■ PROBLEM DESCRIPTION ■
For the material that follows, list every line containing the word "page".

■ DATA IN THIS EXERCISE ■
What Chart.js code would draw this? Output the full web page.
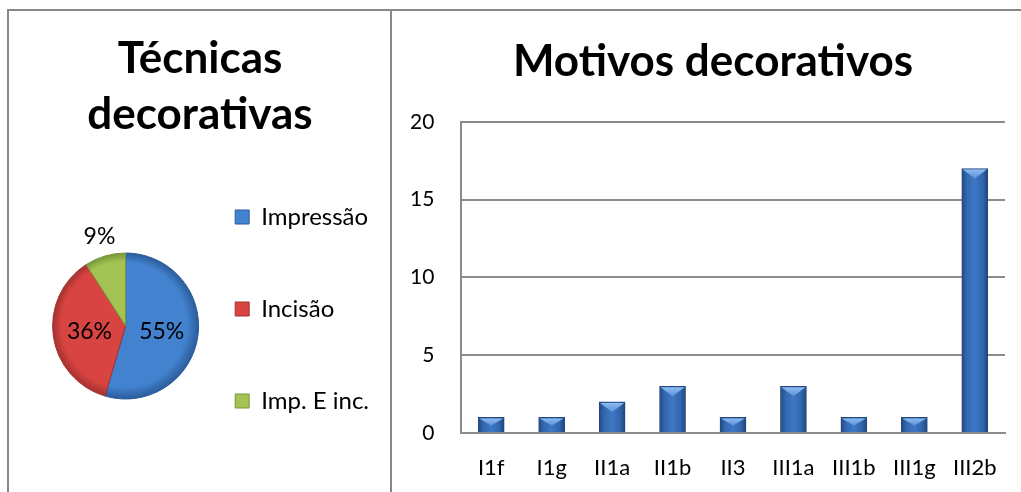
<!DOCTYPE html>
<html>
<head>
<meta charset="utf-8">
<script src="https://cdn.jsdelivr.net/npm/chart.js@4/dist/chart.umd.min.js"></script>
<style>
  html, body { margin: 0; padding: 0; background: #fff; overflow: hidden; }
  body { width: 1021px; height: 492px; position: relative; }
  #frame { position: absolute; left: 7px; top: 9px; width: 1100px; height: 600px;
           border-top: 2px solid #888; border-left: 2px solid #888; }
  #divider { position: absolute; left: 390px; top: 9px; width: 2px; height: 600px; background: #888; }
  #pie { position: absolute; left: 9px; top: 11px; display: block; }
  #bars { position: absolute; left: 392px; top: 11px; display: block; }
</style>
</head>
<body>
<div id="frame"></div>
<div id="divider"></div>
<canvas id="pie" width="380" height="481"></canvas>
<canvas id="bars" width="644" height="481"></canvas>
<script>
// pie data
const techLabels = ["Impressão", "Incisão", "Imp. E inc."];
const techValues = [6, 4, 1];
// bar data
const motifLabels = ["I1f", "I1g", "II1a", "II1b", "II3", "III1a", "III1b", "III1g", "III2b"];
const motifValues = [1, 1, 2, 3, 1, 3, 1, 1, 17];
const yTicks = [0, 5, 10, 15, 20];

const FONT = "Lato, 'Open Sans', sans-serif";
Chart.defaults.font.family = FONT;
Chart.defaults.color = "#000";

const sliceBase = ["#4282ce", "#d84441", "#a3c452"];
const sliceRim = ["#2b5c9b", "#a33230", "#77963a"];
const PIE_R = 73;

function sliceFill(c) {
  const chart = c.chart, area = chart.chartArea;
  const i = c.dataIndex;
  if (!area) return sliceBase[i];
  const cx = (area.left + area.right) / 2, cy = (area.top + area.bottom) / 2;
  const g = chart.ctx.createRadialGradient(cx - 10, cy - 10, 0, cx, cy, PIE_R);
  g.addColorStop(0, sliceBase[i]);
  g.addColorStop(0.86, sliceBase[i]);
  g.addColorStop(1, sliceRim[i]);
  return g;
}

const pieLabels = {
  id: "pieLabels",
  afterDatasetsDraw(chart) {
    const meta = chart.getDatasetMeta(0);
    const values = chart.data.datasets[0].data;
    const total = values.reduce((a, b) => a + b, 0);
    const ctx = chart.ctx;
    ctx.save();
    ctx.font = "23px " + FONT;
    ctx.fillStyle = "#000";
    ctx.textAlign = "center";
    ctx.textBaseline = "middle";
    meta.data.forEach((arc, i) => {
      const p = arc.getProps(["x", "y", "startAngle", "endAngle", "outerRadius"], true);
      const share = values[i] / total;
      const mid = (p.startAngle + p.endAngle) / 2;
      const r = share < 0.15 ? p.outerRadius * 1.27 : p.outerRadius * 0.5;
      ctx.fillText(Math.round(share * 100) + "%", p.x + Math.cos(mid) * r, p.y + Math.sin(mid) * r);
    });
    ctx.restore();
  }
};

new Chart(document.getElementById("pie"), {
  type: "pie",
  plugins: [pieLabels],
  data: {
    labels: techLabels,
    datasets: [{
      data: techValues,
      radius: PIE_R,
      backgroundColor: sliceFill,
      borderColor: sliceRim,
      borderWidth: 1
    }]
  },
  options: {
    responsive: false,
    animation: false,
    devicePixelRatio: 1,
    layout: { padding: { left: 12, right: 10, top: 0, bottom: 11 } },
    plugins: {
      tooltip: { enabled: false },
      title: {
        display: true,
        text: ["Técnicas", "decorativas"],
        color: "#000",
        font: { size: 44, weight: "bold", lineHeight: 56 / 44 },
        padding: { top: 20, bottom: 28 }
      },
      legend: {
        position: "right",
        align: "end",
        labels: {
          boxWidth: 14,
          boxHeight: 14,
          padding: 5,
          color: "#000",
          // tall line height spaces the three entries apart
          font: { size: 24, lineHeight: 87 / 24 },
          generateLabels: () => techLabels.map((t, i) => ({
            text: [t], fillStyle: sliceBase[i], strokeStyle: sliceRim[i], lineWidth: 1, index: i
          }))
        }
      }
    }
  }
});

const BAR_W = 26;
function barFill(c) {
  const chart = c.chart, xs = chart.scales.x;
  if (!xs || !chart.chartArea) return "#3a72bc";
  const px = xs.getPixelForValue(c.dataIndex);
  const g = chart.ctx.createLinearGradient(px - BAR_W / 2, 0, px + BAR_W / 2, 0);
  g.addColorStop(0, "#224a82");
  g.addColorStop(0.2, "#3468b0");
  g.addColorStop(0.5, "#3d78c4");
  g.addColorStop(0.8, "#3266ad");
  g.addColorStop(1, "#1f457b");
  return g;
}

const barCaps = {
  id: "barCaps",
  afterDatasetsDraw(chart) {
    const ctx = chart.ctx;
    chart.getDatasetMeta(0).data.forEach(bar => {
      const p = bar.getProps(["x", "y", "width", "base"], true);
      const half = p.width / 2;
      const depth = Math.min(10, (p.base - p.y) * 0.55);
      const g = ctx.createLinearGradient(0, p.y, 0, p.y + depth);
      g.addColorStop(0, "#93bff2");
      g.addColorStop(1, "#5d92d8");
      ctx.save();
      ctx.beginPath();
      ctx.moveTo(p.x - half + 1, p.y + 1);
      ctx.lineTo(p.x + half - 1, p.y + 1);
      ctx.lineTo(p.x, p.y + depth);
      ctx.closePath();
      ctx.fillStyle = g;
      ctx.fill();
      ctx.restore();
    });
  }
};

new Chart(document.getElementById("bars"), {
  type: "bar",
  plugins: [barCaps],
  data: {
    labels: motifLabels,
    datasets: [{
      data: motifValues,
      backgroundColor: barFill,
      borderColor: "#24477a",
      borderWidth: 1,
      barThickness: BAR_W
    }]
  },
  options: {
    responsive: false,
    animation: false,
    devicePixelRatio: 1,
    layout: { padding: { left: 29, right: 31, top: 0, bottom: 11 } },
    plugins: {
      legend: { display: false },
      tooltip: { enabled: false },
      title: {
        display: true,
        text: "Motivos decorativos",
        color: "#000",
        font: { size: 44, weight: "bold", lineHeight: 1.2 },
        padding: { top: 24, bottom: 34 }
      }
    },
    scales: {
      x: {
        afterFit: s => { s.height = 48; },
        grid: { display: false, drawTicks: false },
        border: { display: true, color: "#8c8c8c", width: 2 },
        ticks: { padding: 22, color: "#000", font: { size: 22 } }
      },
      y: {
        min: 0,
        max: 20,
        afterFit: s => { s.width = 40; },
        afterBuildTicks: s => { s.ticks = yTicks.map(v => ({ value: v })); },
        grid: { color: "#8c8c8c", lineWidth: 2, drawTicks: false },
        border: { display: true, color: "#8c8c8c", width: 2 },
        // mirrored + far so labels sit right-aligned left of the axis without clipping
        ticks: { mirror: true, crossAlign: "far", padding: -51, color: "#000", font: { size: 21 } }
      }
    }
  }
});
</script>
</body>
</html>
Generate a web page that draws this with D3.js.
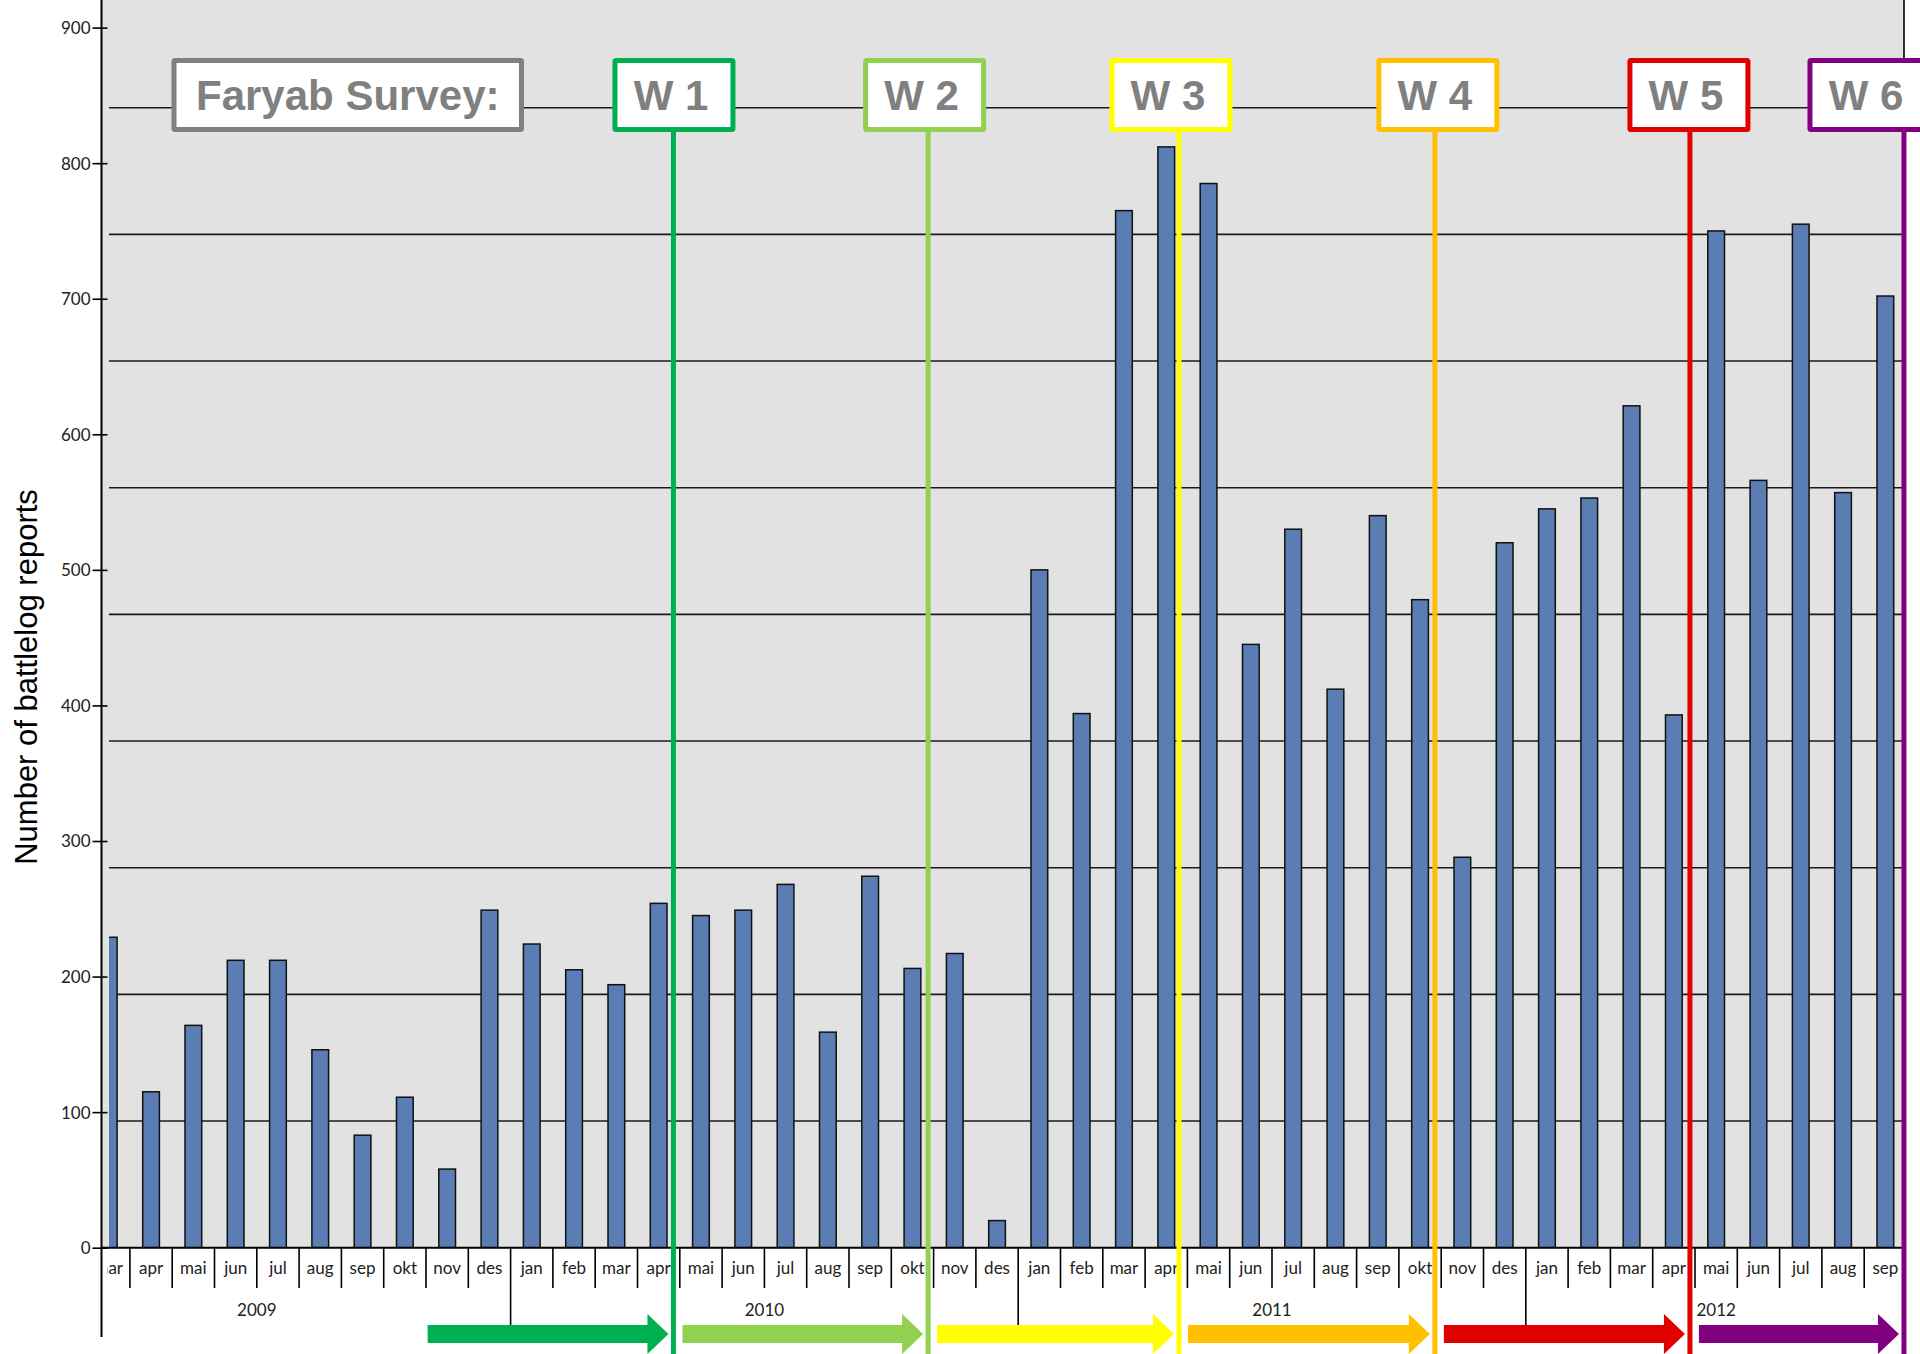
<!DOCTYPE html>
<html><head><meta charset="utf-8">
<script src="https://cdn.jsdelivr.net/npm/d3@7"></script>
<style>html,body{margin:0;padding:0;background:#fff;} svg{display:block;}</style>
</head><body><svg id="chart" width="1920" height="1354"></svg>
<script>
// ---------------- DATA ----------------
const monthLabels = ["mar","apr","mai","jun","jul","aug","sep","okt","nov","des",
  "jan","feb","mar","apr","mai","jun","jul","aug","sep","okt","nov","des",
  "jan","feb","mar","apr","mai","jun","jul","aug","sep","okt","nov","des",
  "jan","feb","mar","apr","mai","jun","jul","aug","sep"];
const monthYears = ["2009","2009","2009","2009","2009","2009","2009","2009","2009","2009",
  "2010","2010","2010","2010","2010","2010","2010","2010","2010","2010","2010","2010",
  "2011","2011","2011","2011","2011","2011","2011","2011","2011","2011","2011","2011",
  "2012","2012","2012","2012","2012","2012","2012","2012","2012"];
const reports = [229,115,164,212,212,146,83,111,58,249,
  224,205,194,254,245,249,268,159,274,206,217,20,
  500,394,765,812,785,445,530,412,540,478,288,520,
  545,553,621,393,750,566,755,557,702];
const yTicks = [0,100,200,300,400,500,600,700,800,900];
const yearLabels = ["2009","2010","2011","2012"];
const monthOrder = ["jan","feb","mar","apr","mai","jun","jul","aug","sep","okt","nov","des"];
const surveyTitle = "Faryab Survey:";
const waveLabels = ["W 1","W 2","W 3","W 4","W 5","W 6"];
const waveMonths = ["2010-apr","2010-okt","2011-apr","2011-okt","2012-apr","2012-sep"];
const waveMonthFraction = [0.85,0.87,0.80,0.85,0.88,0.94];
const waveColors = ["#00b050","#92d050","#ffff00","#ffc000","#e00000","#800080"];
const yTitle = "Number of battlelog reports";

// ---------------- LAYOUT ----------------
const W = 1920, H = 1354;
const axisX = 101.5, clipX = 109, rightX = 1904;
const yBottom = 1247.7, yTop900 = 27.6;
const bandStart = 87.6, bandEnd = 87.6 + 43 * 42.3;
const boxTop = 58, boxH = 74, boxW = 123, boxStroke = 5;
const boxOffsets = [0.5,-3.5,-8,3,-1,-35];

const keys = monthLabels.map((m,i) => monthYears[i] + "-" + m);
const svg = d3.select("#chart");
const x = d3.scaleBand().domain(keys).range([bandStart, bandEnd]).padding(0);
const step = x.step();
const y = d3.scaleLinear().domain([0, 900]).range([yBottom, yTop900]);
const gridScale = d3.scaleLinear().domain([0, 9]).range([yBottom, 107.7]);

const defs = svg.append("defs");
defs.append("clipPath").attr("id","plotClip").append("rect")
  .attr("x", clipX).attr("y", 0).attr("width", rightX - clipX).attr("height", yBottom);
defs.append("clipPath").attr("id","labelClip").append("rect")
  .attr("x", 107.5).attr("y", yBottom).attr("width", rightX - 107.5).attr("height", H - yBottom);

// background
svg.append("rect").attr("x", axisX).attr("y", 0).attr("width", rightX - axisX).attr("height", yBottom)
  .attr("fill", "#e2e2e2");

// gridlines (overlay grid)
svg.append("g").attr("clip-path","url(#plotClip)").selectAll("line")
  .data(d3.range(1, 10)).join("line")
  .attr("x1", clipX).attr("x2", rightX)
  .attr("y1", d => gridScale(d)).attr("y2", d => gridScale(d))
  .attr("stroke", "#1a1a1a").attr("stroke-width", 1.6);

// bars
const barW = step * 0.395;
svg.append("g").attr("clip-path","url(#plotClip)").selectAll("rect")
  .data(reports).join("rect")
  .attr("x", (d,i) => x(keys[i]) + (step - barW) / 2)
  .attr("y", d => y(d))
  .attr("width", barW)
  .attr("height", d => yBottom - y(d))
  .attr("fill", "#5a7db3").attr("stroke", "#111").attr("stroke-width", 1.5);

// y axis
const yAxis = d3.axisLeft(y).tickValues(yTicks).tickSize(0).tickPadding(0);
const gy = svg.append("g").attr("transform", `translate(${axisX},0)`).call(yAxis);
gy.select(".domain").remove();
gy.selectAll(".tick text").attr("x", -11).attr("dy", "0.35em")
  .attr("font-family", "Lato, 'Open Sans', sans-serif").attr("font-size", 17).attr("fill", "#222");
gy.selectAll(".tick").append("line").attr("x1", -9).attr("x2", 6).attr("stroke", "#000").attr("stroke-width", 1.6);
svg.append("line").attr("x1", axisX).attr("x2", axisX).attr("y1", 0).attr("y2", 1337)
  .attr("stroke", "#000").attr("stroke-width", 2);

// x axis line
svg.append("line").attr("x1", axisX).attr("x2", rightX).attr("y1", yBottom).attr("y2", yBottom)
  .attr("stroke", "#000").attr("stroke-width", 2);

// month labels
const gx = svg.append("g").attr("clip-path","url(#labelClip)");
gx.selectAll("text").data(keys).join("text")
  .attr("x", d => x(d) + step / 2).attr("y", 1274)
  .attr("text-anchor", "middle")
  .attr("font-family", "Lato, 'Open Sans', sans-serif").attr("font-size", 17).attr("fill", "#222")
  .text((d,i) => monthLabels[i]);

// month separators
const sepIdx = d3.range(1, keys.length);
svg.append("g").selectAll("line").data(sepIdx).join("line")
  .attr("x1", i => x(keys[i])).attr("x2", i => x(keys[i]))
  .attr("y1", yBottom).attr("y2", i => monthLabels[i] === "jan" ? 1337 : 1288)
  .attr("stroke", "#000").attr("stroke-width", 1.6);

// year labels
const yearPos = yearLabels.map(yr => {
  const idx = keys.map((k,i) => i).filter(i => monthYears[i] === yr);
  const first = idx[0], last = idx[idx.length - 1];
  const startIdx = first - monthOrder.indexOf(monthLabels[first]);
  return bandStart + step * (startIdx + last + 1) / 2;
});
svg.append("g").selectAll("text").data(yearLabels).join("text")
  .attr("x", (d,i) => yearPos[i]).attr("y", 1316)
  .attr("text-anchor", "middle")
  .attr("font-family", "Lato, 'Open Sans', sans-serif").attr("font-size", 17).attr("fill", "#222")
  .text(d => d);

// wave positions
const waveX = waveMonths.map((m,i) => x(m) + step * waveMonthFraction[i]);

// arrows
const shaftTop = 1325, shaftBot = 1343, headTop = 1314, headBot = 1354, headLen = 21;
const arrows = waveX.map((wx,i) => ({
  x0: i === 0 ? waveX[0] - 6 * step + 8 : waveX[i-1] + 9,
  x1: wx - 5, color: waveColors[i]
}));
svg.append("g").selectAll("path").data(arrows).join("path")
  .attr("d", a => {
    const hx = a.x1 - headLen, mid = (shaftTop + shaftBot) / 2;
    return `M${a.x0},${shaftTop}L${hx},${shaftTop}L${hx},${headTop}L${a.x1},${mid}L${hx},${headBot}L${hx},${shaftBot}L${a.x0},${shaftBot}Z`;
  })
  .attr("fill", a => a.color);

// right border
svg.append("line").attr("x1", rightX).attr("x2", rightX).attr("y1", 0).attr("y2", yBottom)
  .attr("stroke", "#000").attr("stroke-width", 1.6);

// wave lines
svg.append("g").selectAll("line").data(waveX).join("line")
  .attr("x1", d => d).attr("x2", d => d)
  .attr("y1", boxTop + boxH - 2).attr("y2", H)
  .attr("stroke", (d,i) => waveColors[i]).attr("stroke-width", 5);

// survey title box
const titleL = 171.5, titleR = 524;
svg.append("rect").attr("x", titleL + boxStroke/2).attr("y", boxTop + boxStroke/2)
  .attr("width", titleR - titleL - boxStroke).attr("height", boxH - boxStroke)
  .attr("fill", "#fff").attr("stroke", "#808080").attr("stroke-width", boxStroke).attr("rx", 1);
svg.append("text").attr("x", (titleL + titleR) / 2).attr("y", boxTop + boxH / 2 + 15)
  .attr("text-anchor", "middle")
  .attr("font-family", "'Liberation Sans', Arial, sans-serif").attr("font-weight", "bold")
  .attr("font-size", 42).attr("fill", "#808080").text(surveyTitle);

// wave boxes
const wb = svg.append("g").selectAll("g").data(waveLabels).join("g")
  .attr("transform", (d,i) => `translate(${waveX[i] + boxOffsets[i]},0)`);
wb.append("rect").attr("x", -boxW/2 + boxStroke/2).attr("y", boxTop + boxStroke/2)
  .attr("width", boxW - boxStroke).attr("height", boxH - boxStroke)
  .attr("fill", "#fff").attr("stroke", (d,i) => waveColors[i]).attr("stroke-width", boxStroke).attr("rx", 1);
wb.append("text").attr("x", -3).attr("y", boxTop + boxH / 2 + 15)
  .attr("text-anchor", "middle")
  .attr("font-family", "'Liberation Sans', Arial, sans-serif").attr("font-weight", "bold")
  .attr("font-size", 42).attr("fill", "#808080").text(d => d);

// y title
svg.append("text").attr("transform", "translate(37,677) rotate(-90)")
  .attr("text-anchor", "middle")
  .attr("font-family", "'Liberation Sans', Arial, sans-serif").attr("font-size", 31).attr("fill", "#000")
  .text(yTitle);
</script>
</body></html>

■ SOLUTION BELOW ■
What Chart.js code would draw this? Output the full web page.
Generate a web page that draws this with D3.js.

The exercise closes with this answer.